=== Written exercise ===
Can you write out all the lines word for word, with no pictures?

## start

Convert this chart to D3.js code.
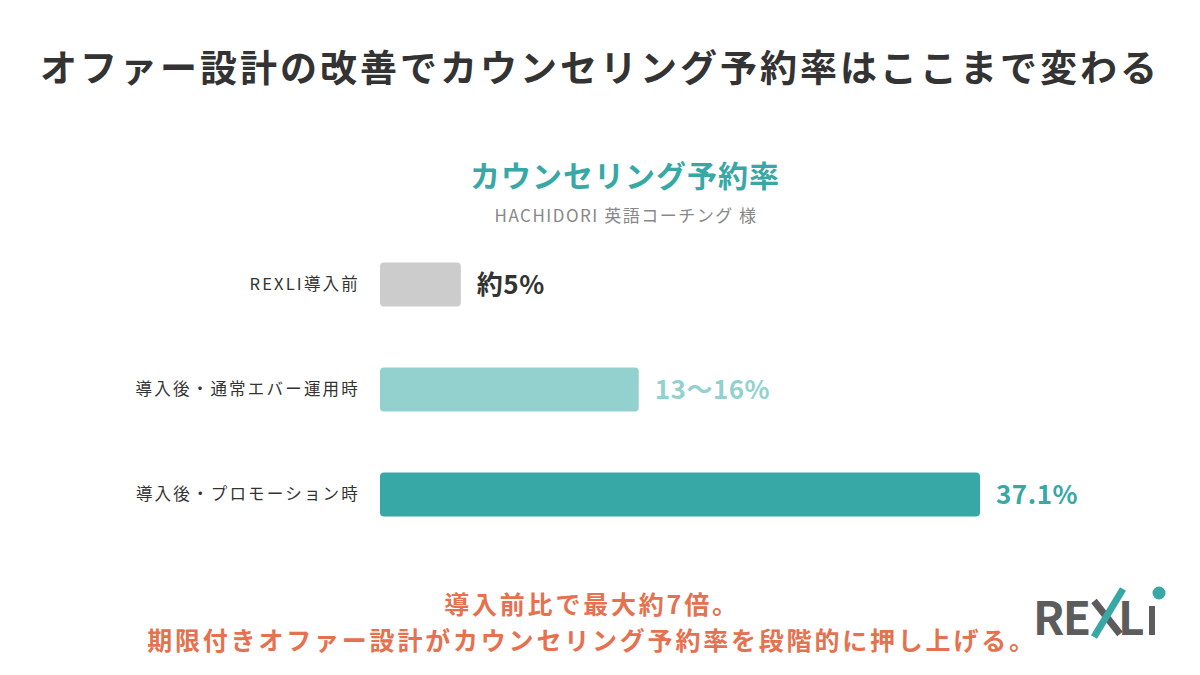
<!DOCTYPE html>
<html>
<head>
<meta charset="utf-8">
<script src="https://cdn.jsdelivr.net/npm/d3@7"></script>
<style>
  body { margin: 0; background: #fff; }
  text { font-family: "Noto Sans CJK JP", "Noto Sans", sans-serif; }
</style>
</head>
<body>
<script>
// data
var categories = ['REXLI導入前', '導入後・通常エバー運用時', '導入後・プロモーション時'];
var values = [5, 16, 37.1];
var valueLabels = ['約5%', '13〜16%', '37.1%'];
var barColors = ['#cccccc', '#92d1cd', '#37a8a5'];
var labelColors = ['#333333', '#92d1cd', '#37a8a5'];

var width = 1200;
var height = 675;
var svg = d3.select('body').append('svg')
  .attr('width', width)
  .attr('height', height);

// title
svg.append('text')
  .attr('x', 600).attr('y', 82)
  .attr('text-anchor', 'middle')
  .attr('font-size', 37).attr('font-weight', 700)
  .attr('letter-spacing', 3)
  .style('fill', '#333')
  .text('オファー設計の改善でカウンセリング予約率はここまで変わる');

svg.append('text')
  .attr('x', 625).attr('y', 187)
  .attr('text-anchor', 'middle')
  .attr('font-size', 30).attr('font-weight', 700)
  .attr('letter-spacing', 1)
  .style('fill', '#37a8a5')
  .text('カウンセリング予約率');

svg.append('text')
  .attr('x', 626).attr('y', 222)
  .attr('text-anchor', 'middle')
  .attr('font-size', 17)
  .attr('letter-spacing', 1.5)
  .style('fill', '#888')
  .text('HACHIDORI 英語コーチング 様');

// scales
var x = d3.scaleLinear().domain([0, 37.1]).range([0, 600]);
var y = d3.scaleBand().domain(categories).range([232, 547]).paddingInner(0.58).paddingOuter(0.29);
var x0 = 380;

var rows = svg.selectAll('g.row').data(categories)
  .enter().append('g').attr('class', 'row');

rows.append('rect')
  .attr('x', x0)
  .attr('y', function(d){ return y(d); })
  .attr('width', function(d, i){ return x(values[i]); })
  .attr('height', y.bandwidth())
  .attr('rx', 4)
  .style('fill', function(d, i){ return barColors[i]; });

rows.append('text')
  .attr('x', 360)
  .attr('y', function(d){ return y(d) + y.bandwidth() / 2; })
  .attr('dy', '0.35em')
  .attr('text-anchor', 'end')
  .attr('font-size', 16.5)
  .attr('letter-spacing', 2.2)
  .style('fill', '#333')
  .text(function(d){ return d; });

rows.append('text')
  .attr('x', function(d, i){ return x0 + x(values[i]) + 16; })
  .attr('y', function(d){ return y(d) + y.bandwidth() / 2; })
  .attr('dy', '0.35em')
  .attr('font-size', 26).attr('font-weight', 700)
  .attr('letter-spacing', 0.5)
  .style('fill', function(d, i){ return labelColors[i]; })
  .text(function(d, i){ return valueLabels[i]; });

// bottom message
svg.append('text')
  .attr('x', 592).attr('y', 614)
  .attr('text-anchor', 'middle')
  .attr('font-size', 25).attr('font-weight', 700)
  .attr('letter-spacing', 2.8)
  .style('fill', '#e5714f')
  .text('導入前比で最大約7倍。');

svg.append('text')
  .attr('x', 592).attr('y', 650)
  .attr('text-anchor', 'middle')
  .attr('font-size', 25).attr('font-weight', 700)
  .attr('letter-spacing', 2.8)
  .style('fill', '#e5714f')
  .text('期限付きオファー設計がカウンセリング予約率を段階的に押し上げる。');

// logo
var logo = svg.append('g');
logo.append('text')
  .attr('x', 1033).attr('y', 635)
  .attr('font-size', 46).attr('font-weight', 700)
  .attr('font-family', '"DejaVu Sans", sans-serif')
  .style('fill', '#5c5c5c')
  .attr('textLength', 58)
  .text('RE');
logo.append('line')
  .attr('x1', 1094).attr('y1', 601).attr('x2', 1120).attr('y2', 634)
  .style('stroke', '#5c5c5c').style('stroke-width', 7);
logo.append('line')
  .attr('x1', 1094).attr('y1', 637).attr('x2', 1123).attr('y2', 589)
  .style('stroke', '#37a8a5').style('stroke-width', 7);
logo.append('text')
  .attr('x', 1118).attr('y', 635)
  .attr('font-size', 46).attr('font-weight', 700)
  .attr('font-family', '"DejaVu Sans", sans-serif')
  .style('fill', '#5c5c5c')
  .attr('textLength', 25)
  .text('L');
logo.append('rect')
  .attr('x', 1149).attr('y', 606).attr('width', 6).attr('height', 29)
  .style('fill', '#5c5c5c');
logo.append('circle')
  .attr('cx', 1159).attr('cy', 593).attr('r', 6.5)
  .style('fill', '#37a8a5');
</script>
</body>
</html>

## end

=== Reply to the exercise ===
Convert this chart to D3.js code.
<!DOCTYPE html>
<html>
<head>
<meta charset="utf-8">
<script src="https://cdn.jsdelivr.net/npm/d3@7"></script>
<style>
  body { margin: 0; background: #fff; }
  text { font-family: "Noto Sans CJK JP", "Noto Sans", sans-serif; }
</style>
</head>
<body>
<script>
// data
var categories = ['REXLI導入前', '導入後・通常エバー運用時', '導入後・プロモーション時'];
var values = [5, 16, 37.1];
var valueLabels = ['約5%', '13〜16%', '37.1%'];
var barColors = ['#cccccc', '#92d1cd', '#37a8a5'];
var labelColors = ['#333333', '#92d1cd', '#37a8a5'];

var width = 1200;
var height = 675;
var svg = d3.select('body').append('svg')
  .attr('width', width)
  .attr('height', height);

// title
svg.append('text')
  .attr('x', 600).attr('y', 82)
  .attr('text-anchor', 'middle')
  .attr('font-size', 37).attr('font-weight', 700)
  .attr('letter-spacing', 3)
  .style('fill', '#333')
  .text('オファー設計の改善でカウンセリング予約率はここまで変わる');

svg.append('text')
  .attr('x', 625).attr('y', 187)
  .attr('text-anchor', 'middle')
  .attr('font-size', 30).attr('font-weight', 700)
  .attr('letter-spacing', 1)
  .style('fill', '#37a8a5')
  .text('カウンセリング予約率');

svg.append('text')
  .attr('x', 626).attr('y', 222)
  .attr('text-anchor', 'middle')
  .attr('font-size', 17)
  .attr('letter-spacing', 1.5)
  .style('fill', '#888')
  .text('HACHIDORI 英語コーチング 様');

// scales
var x = d3.scaleLinear().domain([0, 37.1]).range([0, 600]);
var y = d3.scaleBand().domain(categories).range([232, 547]).paddingInner(0.58).paddingOuter(0.29);
var x0 = 380;

var rows = svg.selectAll('g.row').data(categories)
  .enter().append('g').attr('class', 'row');

rows.append('rect')
  .attr('x', x0)
  .attr('y', function(d){ return y(d); })
  .attr('width', function(d, i){ return x(values[i]); })
  .attr('height', y.bandwidth())
  .attr('rx', 4)
  .style('fill', function(d, i){ return barColors[i]; });

rows.append('text')
  .attr('x', 360)
  .attr('y', function(d){ return y(d) + y.bandwidth() / 2; })
  .attr('dy', '0.35em')
  .attr('text-anchor', 'end')
  .attr('font-size', 16.5)
  .attr('letter-spacing', 2.2)
  .style('fill', '#333')
  .text(function(d){ return d; });

rows.append('text')
  .attr('x', function(d, i){ return x0 + x(values[i]) + 16; })
  .attr('y', function(d){ return y(d) + y.bandwidth() / 2; })
  .attr('dy', '0.35em')
  .attr('font-size', 26).attr('font-weight', 700)
  .attr('letter-spacing', 0.5)
  .style('fill', function(d, i){ return labelColors[i]; })
  .text(function(d, i){ return valueLabels[i]; });

// bottom message
svg.append('text')
  .attr('x', 592).attr('y', 614)
  .attr('text-anchor', 'middle')
  .attr('font-size', 25).attr('font-weight', 700)
  .attr('letter-spacing', 2.8)
  .style('fill', '#e5714f')
  .text('導入前比で最大約7倍。');

svg.append('text')
  .attr('x', 592).attr('y', 650)
  .attr('text-anchor', 'middle')
  .attr('font-size', 25).attr('font-weight', 700)
  .attr('letter-spacing', 2.8)
  .style('fill', '#e5714f')
  .text('期限付きオファー設計がカウンセリング予約率を段階的に押し上げる。');

// logo
var logo = svg.append('g');
logo.append('text')
  .attr('x', 1033).attr('y', 635)
  .attr('font-size', 46).attr('font-weight', 700)
  .attr('font-family', '"DejaVu Sans", sans-serif')
  .style('fill', '#5c5c5c')
  .attr('textLength', 58)
  .text('RE');
logo.append('line')
  .attr('x1', 1094).attr('y1', 601).attr('x2', 1120).attr('y2', 634)
  .style('stroke', '#5c5c5c').style('stroke-width', 7);
logo.append('line')
  .attr('x1', 1094).attr('y1', 637).attr('x2', 1123).attr('y2', 589)
  .style('stroke', '#37a8a5').style('stroke-width', 7);
logo.append('text')
  .attr('x', 1118).attr('y', 635)
  .attr('font-size', 46).attr('font-weight', 700)
  .attr('font-family', '"DejaVu Sans", sans-serif')
  .style('fill', '#5c5c5c')
  .attr('textLength', 25)
  .text('L');
logo.append('rect')
  .attr('x', 1149).attr('y', 606).attr('width', 6).attr('height', 29)
  .style('fill', '#5c5c5c');
logo.append('circle')
  .attr('cx', 1159).attr('cy', 593).attr('r', 6.5)
  .style('fill', '#37a8a5');
</script>
</body>
</html>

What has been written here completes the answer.